> [Given instruction]:
Would it be possible to write out each entry below exactly, without the pictures?

> [Data to use]:
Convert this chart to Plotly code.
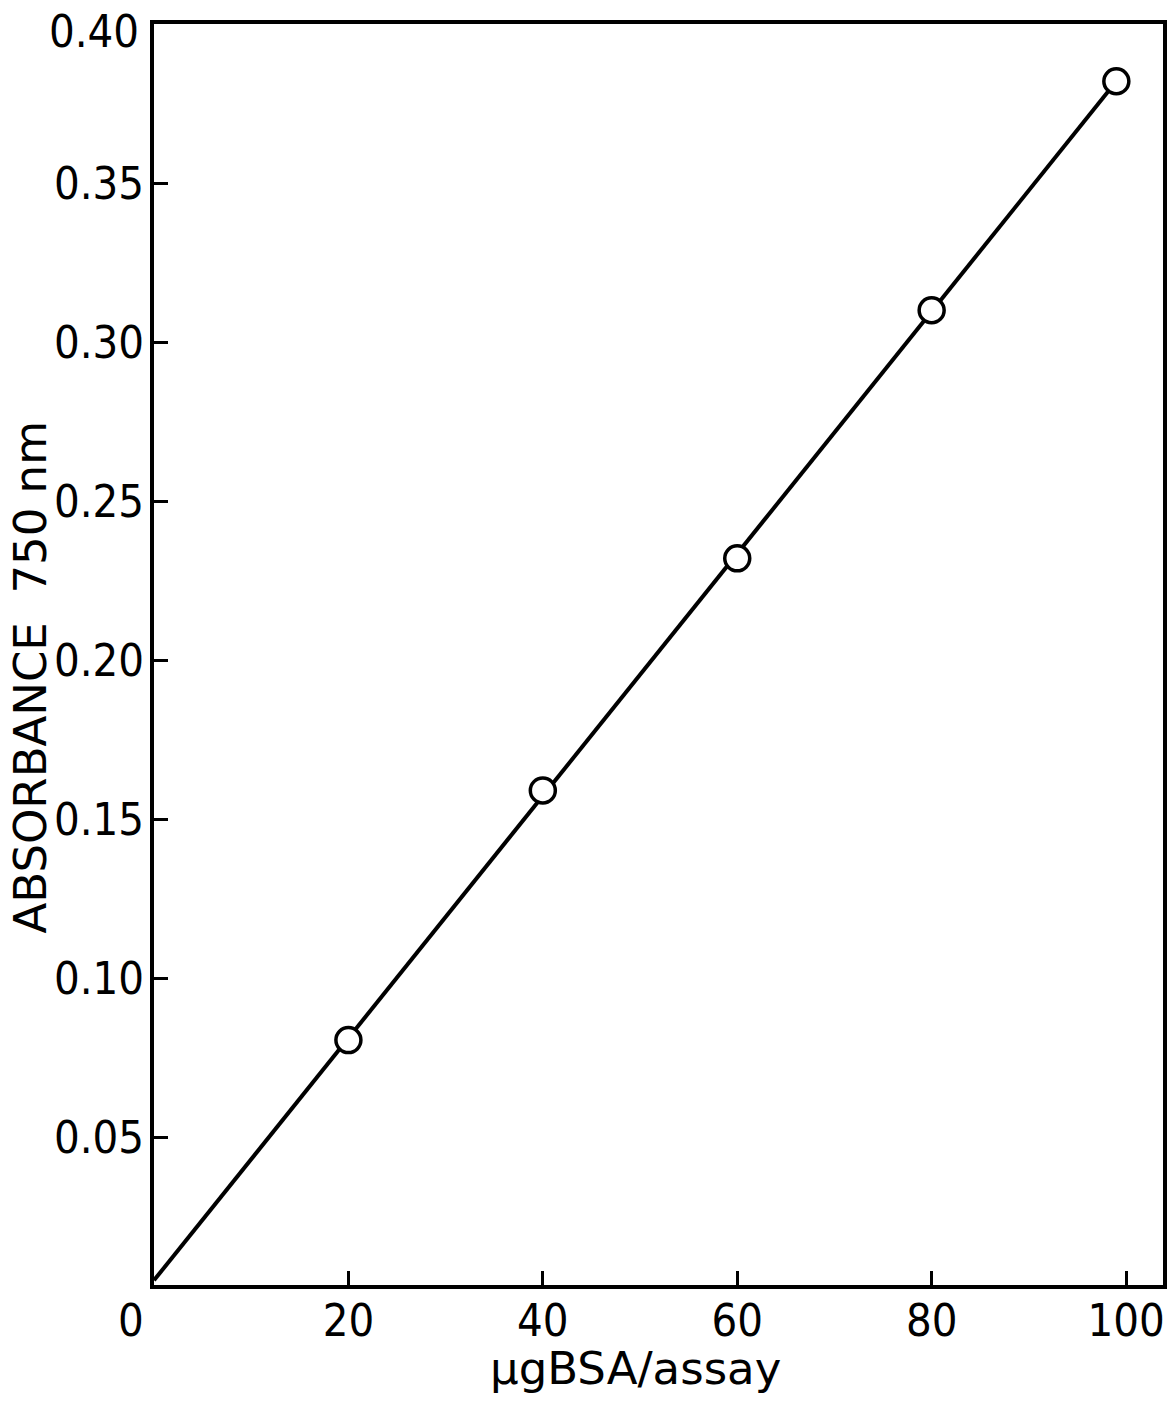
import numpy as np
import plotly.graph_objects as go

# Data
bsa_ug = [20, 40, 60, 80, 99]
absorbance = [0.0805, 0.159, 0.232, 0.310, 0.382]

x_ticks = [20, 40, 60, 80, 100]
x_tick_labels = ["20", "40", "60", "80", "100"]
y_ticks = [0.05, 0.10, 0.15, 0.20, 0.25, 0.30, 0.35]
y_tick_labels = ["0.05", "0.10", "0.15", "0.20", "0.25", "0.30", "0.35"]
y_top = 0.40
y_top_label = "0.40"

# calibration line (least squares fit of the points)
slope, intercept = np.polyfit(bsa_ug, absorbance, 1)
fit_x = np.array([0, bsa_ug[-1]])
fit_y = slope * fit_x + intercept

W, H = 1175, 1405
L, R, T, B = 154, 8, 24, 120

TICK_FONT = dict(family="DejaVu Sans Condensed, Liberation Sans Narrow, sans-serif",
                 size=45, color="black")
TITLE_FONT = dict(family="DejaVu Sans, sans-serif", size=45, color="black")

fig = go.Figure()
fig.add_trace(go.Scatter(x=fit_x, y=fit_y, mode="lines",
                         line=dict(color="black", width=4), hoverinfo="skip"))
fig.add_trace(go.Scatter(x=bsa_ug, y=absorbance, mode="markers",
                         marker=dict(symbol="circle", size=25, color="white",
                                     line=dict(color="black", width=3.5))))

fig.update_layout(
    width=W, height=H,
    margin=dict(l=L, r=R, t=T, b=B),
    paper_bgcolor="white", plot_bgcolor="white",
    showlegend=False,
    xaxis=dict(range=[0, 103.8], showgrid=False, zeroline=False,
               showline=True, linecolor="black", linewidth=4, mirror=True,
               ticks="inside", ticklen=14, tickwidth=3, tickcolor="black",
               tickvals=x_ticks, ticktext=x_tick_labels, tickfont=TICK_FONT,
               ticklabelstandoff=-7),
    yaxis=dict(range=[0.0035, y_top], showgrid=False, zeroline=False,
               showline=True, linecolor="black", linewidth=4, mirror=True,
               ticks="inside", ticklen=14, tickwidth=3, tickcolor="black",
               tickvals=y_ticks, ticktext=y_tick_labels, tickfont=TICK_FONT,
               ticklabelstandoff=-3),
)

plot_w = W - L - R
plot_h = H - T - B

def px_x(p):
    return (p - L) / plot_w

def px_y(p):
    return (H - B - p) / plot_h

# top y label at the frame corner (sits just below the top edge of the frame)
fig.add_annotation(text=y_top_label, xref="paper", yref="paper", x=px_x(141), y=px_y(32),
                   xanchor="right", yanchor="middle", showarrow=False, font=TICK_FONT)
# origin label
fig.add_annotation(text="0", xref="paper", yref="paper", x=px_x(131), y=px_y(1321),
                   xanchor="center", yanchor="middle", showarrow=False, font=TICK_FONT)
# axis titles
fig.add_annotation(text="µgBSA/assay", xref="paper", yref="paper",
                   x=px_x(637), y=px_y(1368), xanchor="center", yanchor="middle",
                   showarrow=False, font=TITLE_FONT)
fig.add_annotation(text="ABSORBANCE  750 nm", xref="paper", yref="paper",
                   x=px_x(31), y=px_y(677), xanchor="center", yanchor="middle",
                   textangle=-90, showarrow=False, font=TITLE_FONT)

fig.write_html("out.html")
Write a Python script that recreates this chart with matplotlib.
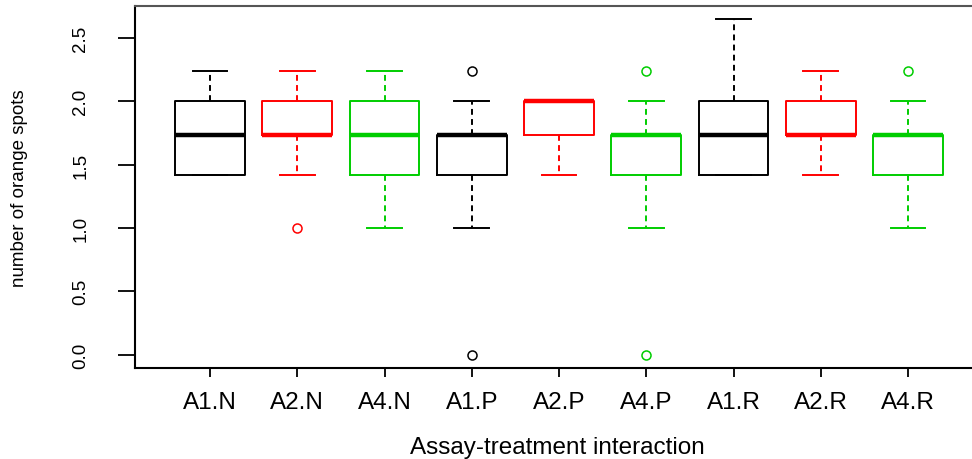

> [Finished answer]:
Convert this chart to Plotly code.
import numpy as np
import plotly.graph_objects as go

# Data
bsa_ug = [20, 40, 60, 80, 99]
absorbance = [0.0805, 0.159, 0.232, 0.310, 0.382]

x_ticks = [20, 40, 60, 80, 100]
x_tick_labels = ["20", "40", "60", "80", "100"]
y_ticks = [0.05, 0.10, 0.15, 0.20, 0.25, 0.30, 0.35]
y_tick_labels = ["0.05", "0.10", "0.15", "0.20", "0.25", "0.30", "0.35"]
y_top = 0.40
y_top_label = "0.40"

# calibration line (least squares fit of the points)
slope, intercept = np.polyfit(bsa_ug, absorbance, 1)
fit_x = np.array([0, bsa_ug[-1]])
fit_y = slope * fit_x + intercept

W, H = 1175, 1405
L, R, T, B = 154, 8, 24, 120

TICK_FONT = dict(family="DejaVu Sans Condensed, Liberation Sans Narrow, sans-serif",
                 size=45, color="black")
TITLE_FONT = dict(family="DejaVu Sans, sans-serif", size=45, color="black")

fig = go.Figure()
fig.add_trace(go.Scatter(x=fit_x, y=fit_y, mode="lines",
                         line=dict(color="black", width=4), hoverinfo="skip"))
fig.add_trace(go.Scatter(x=bsa_ug, y=absorbance, mode="markers",
                         marker=dict(symbol="circle", size=25, color="white",
                                     line=dict(color="black", width=3.5))))

fig.update_layout(
    width=W, height=H,
    margin=dict(l=L, r=R, t=T, b=B),
    paper_bgcolor="white", plot_bgcolor="white",
    showlegend=False,
    xaxis=dict(range=[0, 103.8], showgrid=False, zeroline=False,
               showline=True, linecolor="black", linewidth=4, mirror=True,
               ticks="inside", ticklen=14, tickwidth=3, tickcolor="black",
               tickvals=x_ticks, ticktext=x_tick_labels, tickfont=TICK_FONT,
               ticklabelstandoff=-7),
    yaxis=dict(range=[0.0035, y_top], showgrid=False, zeroline=False,
               showline=True, linecolor="black", linewidth=4, mirror=True,
               ticks="inside", ticklen=14, tickwidth=3, tickcolor="black",
               tickvals=y_ticks, ticktext=y_tick_labels, tickfont=TICK_FONT,
               ticklabelstandoff=-3),
)

plot_w = W - L - R
plot_h = H - T - B

def px_x(p):
    return (p - L) / plot_w

def px_y(p):
    return (H - B - p) / plot_h

# top y label at the frame corner (sits just below the top edge of the frame)
fig.add_annotation(text=y_top_label, xref="paper", yref="paper", x=px_x(141), y=px_y(32),
                   xanchor="right", yanchor="middle", showarrow=False, font=TICK_FONT)
# origin label
fig.add_annotation(text="0", xref="paper", yref="paper", x=px_x(131), y=px_y(1321),
                   xanchor="center", yanchor="middle", showarrow=False, font=TICK_FONT)
# axis titles
fig.add_annotation(text="µgBSA/assay", xref="paper", yref="paper",
                   x=px_x(637), y=px_y(1368), xanchor="center", yanchor="middle",
                   showarrow=False, font=TITLE_FONT)
fig.add_annotation(text="ABSORBANCE  750 nm", xref="paper", yref="paper",
                   x=px_x(31), y=px_y(677), xanchor="center", yanchor="middle",
                   textangle=-90, showarrow=False, font=TITLE_FONT)

fig.write_html("out.html")
Write a Python script that recreates this chart with matplotlib.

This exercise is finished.